Infrastructure Cook Islands were again very generous in coming out to Muri for rubbish collection and taking the waste back to the facility to be weighed. The weighing scale recorded a total weight of 113 kgs which consisted of 31 kgs of plastic, 12kgs of metal, 31 kgs of glass and 39 kgs of mixed general waste. Waste was collected from the Muri Beach coastline, streams, motu and surrounding areas.

The waste audit was conducted to gain a better understanding of the type of rubbish that is currently being found along our coastlines. Exposing these wasteful problems to our communities allows us to make the necessary changes that are needed to reduce the number of single-use waste we are using.

In doing so it will become obvious that everything that we consume and throw away has the potential to end up in the sea. Organic matter is not a problem in our environments as it is biodegradable and breaks down quickly. However, materials like plastic, aluminium, polystyrene and glass take a long time to break down.

These plastics are found everywhere, and we are witnessing first-hand the environmental problems associated with them.

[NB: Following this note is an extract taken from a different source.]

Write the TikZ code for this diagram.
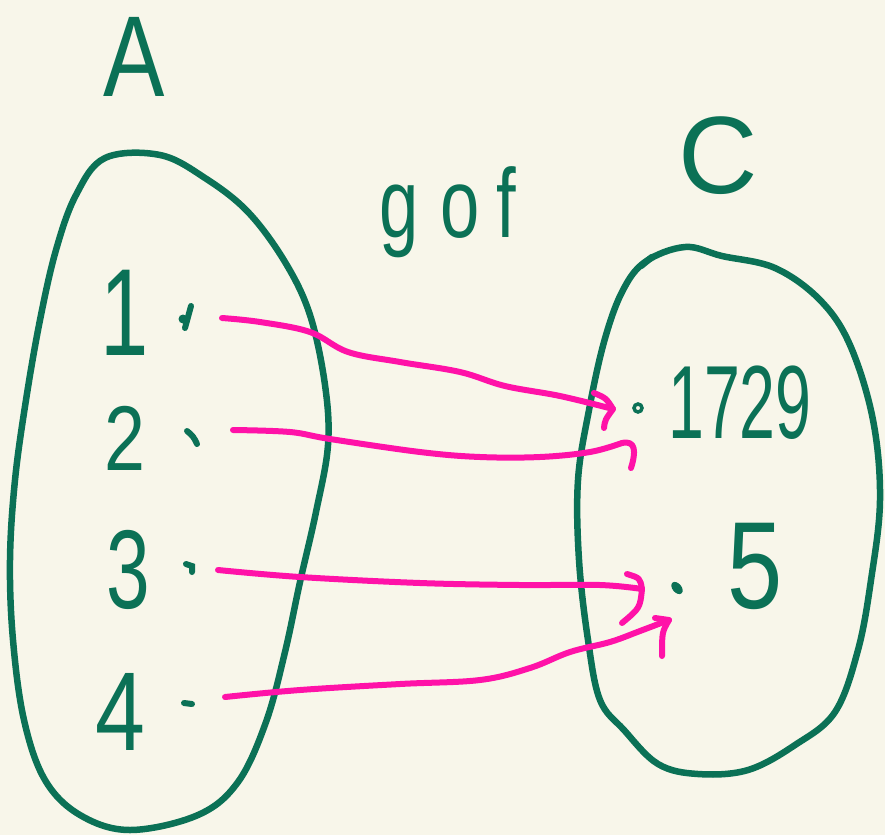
\documentclass[tikz,border=0pt]{standalone}
\usepackage{fontspec}
\usepackage{graphicx}
\setmainfont{Liberation Sans}
\usetikzlibrary{calc}
\definecolor{bgcream}{HTML}{F8F6EA}
\definecolor{inkgreen}{HTML}{0B7156}
\definecolor{inkpink}{HTML}{FF12A8}
\tikzset{
  blob/.style={draw=inkgreen, line width=6.5pt, line cap=round, line join=round},
  eltmark/.style={draw=inkgreen, line width=6pt, line cap=round},
  conn/.style={draw=inkpink, line width=6pt, line cap=round, line join=round},
  lbl/.style={text=inkgreen, inner sep=0pt},
}
\begin{document}
\begin{tikzpicture}[x=1pt,y=1pt]
\fill[bgcream] (0,0) rectangle (885,-835);
\useasboundingbox (0,0) rectangle (885,-835);

% sets
\draw[blob] plot[smooth cycle, tension=0.6] coordinates {
 (105,-158) (160,-155) (205,-178) (248,-212) (285,-262) (310,-315) (325,-385)
 (328,-445) (316,-512) (300,-582) (285,-652) (266,-722) (238,-782) (198,-815)
 (130,-830) (80,-815) (45,-780) (24,-720) (13,-640) (10,-560) (15,-480)
 (26,-400) (40,-320) (56,-250) (76,-195)};
\draw[blob] plot[smooth cycle, tension=0.6] coordinates {
 (645,-262) (685,-247) (722,-256) (775,-268) (820,-300) (850,-345) (873,-420)
 (880,-500) (871,-580) (858,-650) (835,-712) (795,-745) (748,-770) (698,-774)
 (658,-764) (624,-730) (600,-700) (588,-640) (579,-560) (578,-480) (589,-410)
 (604,-342) (622,-292)};
\draw[blob] (641,-266) -- (652,-257);

% labels
\node[lbl, font=\fontsize{115}{115}\selectfont] (A) at (134,-57) {\scalebox{0.8}[1]{A}};
\node[lbl, font=\fontsize{110}{110}\selectfont] (C) at (718,-156) {C};
\node[lbl, font=\fontsize{98}{98}\selectfont] (gof) at (448,-212) {\scalebox{0.72}[1]{g\hspace{30pt}o\hspace{24pt}f}};
\node[lbl, font=\fontsize{124}{124}\selectfont] (n1) at (125,-313) {\scalebox{0.7}[1]{1}};
\node[lbl, font=\fontsize{92}{92}\selectfont] (n2) at (125,-438) {\scalebox{0.8}[1]{2}};
\node[lbl, font=\fontsize{112}{112}\selectfont] (n3) at (128,-570) {\scalebox{0.7}[1]{3}};
\node[lbl, font=\fontsize{112}{112}\selectfont] (n4) at (120,-712) {\scalebox{0.8}[1]{4}};
\node[lbl, font=\fontsize{104}{104}\selectfont] (n1729) at (740,-403) {\scalebox{0.62}[1]{1729}};
\node[lbl, font=\fontsize{124}{124}\selectfont] (n5) at (755,-566) {\scalebox{0.8}[1]{5}};

% element marks
\draw[eltmark] (191,-306) -- (185,-328);
\fill[inkgreen] (183,-319) circle (4.5);
\draw[eltmark] (187,-431) to[bend left=15] (197,-444);
\draw[eltmark] (186,-564) -- (192,-566) -- (192,-572);
\draw[eltmark] (184,-703) -- (192,-704);
\draw[inkgreen, line width=3.5pt] (638,-408) circle (4);
\fill[inkgreen, rotate around={40:(677,-588)}] (677,-588) ellipse (4.5 and 7);

% connector end points
\coordinate (s1) at (222,-318);
\coordinate (t1) at (613,-409);
\coordinate (s2) at (233,-430);
\coordinate (t2) at (622,-443);
\coordinate (s3) at (218,-570);
\coordinate (t3) at (642,-589);
\coordinate (s4) at (225,-697);
\coordinate (t4) at (669,-620);

% connectors
\draw[conn] plot[smooth, tension=0.6] coordinates {(s1) (260,-322) (310,-332) (348,-352) (400,-362) (460,-372) (505,-386) (560,-396) (t1)};
\draw[conn] (594,-393) .. controls (606,-398) .. (t1) .. controls (605,-420) .. (604,-428);

\draw[conn] plot[smooth, tension=0.6] coordinates {(s2) (290,-432) (330,-439) (420,-452) (480,-457) (540,-457) (590,-452) (t2)};
\draw[conn] (t2) .. controls (636,-440) and (636,-452) .. (631,-468);

\draw[conn] plot[smooth, tension=0.6] coordinates {(s3) (300,-577) (420,-583) (520,-585) (600,-585) (t3)};
\draw[conn] (627,-574) .. controls (640,-578) .. (t3) .. controls (640,-608) .. (622,-623);

\draw[conn] plot[smooth, tension=0.6] coordinates {(s4) (300,-690) (400,-684) (480,-680) (530,-668) (570,-652) (610,-642) (640,-631) (t4)};
\draw[conn] (655,-618) -- (t4) .. controls (662,-632) .. (662,-656);
\end{tikzpicture}
\end{document}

To minimise these impacts we encourage individuals to consider swapping out their disposables for reusables to reduce the pressures that are being put on our oceans and the environment.

When it comes to ocean pollution there is no single solution, but every little bit helps so by doing your part and finding like-minded individuals to join you as we did on World Oceans Day, a little effort can go a long way. For a beach clean up all you need is some protective gloves and a container to collect your tita and you are good to go. Pick up litter every time you visit the beach, incorporate it into your daily dog walk or you can organise a day with friends, family or work colleagues.